▶ [EXERCISE OBJECTIVE]
Leave out the pictures, and write out exactly the lines from the beginning of the material to the line holding "pct_ticks = list(range(-100, 101, 10))", that line included, and nothing else.

▶ [GIVEN MATERIAL]
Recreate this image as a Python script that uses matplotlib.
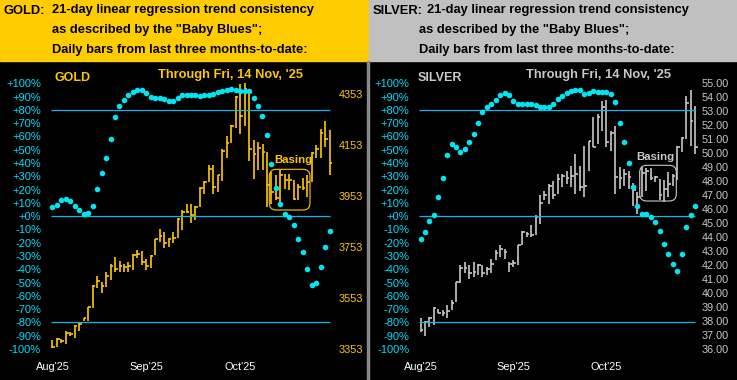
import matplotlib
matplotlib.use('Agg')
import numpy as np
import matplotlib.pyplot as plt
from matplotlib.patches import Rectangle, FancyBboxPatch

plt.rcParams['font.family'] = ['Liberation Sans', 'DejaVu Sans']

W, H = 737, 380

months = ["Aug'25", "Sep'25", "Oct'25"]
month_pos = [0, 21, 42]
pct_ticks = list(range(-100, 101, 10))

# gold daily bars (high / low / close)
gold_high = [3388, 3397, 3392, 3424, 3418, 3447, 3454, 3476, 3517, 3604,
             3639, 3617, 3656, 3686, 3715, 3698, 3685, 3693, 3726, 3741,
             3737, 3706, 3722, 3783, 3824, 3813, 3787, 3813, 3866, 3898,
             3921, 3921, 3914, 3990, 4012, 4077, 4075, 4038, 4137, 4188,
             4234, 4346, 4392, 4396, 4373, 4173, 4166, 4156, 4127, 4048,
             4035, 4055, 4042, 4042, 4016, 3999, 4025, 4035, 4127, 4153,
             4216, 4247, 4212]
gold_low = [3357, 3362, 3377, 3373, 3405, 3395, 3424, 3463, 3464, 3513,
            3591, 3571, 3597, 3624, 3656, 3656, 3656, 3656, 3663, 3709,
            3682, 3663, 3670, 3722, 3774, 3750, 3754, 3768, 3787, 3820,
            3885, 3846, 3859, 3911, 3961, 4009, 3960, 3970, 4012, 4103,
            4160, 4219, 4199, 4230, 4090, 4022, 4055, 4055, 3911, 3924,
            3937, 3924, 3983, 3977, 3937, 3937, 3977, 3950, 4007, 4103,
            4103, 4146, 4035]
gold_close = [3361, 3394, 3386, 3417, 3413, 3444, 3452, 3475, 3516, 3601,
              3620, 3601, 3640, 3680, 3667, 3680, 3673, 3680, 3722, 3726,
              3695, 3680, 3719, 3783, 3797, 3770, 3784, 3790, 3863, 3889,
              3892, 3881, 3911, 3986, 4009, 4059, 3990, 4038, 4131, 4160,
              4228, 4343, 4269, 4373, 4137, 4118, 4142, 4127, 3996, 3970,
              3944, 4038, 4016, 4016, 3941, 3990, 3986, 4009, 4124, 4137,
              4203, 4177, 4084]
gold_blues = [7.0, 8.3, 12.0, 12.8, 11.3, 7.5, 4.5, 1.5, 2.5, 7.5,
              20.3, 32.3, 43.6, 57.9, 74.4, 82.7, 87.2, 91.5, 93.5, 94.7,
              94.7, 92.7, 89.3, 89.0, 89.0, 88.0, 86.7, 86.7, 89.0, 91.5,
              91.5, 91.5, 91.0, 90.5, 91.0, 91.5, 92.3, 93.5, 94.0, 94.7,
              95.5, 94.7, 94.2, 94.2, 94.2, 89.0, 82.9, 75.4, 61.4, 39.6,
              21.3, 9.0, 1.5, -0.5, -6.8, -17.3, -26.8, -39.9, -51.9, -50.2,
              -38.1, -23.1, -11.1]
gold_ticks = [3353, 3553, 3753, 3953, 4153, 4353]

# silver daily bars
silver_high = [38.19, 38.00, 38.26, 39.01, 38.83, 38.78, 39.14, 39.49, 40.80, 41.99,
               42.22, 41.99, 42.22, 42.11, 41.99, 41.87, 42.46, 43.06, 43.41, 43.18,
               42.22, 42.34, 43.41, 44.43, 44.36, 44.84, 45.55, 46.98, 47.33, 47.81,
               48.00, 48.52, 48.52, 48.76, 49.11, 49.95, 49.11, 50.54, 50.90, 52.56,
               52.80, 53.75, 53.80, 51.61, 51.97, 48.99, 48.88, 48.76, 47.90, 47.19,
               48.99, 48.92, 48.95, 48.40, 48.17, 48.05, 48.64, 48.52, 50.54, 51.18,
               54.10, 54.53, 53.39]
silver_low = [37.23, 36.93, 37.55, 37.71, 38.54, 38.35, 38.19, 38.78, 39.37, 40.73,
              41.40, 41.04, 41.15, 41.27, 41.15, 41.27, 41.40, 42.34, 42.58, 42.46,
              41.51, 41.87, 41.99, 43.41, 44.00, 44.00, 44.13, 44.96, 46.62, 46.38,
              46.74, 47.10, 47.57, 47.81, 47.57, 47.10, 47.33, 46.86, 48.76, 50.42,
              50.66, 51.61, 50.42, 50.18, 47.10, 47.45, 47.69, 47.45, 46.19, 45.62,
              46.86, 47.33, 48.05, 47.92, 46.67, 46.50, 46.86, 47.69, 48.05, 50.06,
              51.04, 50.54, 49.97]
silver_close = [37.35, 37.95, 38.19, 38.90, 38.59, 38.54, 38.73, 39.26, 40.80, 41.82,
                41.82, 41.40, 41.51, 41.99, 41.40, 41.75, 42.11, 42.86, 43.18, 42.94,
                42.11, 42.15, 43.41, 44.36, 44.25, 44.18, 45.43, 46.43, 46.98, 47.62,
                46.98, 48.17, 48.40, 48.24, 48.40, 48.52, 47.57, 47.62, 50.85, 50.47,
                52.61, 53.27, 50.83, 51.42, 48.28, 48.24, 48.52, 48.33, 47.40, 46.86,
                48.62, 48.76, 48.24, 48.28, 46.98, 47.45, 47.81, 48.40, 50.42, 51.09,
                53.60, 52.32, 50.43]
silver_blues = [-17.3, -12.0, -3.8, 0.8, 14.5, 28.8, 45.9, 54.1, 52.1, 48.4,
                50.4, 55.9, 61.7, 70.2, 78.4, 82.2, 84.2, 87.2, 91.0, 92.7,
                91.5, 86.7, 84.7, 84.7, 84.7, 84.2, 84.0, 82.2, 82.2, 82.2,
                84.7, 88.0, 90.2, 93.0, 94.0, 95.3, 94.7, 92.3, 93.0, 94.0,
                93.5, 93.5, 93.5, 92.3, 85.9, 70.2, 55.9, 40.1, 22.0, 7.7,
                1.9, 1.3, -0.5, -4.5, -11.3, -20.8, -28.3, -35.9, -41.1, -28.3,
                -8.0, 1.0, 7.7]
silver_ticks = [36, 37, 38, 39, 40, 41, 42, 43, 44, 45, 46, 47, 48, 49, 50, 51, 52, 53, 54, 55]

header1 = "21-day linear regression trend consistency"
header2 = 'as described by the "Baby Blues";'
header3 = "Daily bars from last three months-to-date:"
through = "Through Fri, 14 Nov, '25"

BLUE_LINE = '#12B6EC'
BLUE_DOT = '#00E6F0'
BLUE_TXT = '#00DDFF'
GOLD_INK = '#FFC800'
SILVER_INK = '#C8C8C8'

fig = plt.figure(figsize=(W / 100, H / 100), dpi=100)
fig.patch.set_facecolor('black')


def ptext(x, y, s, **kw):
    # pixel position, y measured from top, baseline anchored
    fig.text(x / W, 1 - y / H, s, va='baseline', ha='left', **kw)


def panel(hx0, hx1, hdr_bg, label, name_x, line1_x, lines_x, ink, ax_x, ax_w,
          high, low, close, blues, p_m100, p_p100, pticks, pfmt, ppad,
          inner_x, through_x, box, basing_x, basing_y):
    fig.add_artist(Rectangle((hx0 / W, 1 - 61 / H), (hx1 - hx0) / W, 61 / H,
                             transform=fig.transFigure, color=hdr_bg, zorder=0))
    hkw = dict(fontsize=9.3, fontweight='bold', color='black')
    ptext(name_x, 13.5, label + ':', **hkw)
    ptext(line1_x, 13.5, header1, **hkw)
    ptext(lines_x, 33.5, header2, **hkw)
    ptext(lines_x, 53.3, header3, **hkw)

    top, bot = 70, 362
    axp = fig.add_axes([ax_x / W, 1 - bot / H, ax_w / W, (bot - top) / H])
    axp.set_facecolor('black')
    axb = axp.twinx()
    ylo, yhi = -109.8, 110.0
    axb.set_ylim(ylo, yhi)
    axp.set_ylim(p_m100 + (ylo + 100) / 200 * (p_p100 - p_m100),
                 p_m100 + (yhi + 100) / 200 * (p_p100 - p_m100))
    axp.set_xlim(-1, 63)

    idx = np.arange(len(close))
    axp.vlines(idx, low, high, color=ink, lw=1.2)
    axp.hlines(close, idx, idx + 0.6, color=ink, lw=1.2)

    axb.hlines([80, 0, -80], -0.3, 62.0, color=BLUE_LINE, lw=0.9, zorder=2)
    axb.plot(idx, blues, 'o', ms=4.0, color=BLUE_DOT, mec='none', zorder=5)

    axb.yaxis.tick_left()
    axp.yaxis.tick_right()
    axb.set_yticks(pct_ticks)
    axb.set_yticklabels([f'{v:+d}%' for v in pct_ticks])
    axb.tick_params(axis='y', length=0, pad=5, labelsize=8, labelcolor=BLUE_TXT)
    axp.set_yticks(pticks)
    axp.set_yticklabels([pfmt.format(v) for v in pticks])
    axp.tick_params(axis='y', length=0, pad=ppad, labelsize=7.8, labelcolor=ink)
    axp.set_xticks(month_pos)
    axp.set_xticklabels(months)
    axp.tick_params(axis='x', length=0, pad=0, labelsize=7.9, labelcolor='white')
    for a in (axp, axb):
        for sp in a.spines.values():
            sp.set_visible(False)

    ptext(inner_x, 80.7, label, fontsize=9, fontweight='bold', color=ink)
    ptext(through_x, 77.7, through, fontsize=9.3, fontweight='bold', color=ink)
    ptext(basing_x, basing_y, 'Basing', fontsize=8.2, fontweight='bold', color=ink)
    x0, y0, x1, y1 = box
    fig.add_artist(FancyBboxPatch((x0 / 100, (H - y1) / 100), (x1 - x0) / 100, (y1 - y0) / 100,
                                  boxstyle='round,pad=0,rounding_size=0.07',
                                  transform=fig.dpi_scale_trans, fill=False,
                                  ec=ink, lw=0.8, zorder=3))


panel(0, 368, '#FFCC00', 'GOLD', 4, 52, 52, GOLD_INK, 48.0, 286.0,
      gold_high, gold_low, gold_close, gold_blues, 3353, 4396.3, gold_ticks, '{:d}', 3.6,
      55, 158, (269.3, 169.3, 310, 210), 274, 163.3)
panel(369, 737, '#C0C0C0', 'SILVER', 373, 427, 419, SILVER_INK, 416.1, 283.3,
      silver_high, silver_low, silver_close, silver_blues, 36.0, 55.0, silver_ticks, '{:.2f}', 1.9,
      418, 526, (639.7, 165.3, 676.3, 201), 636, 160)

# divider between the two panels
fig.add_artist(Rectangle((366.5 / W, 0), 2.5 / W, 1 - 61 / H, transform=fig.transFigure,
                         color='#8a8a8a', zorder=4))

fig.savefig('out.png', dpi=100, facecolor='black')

▶ [SOLUTION FOR THIS EXERCISE]
Recreate this image as a Python script that uses matplotlib.
import matplotlib
matplotlib.use('Agg')
import numpy as np
import matplotlib.pyplot as plt
from matplotlib.patches import Rectangle, FancyBboxPatch

plt.rcParams['font.family'] = ['Liberation Sans', 'DejaVu Sans']

W, H = 737, 380

months = ["Aug'25", "Sep'25", "Oct'25"]
month_pos = [0, 21, 42]
pct_ticks = list(range(-100, 101, 10))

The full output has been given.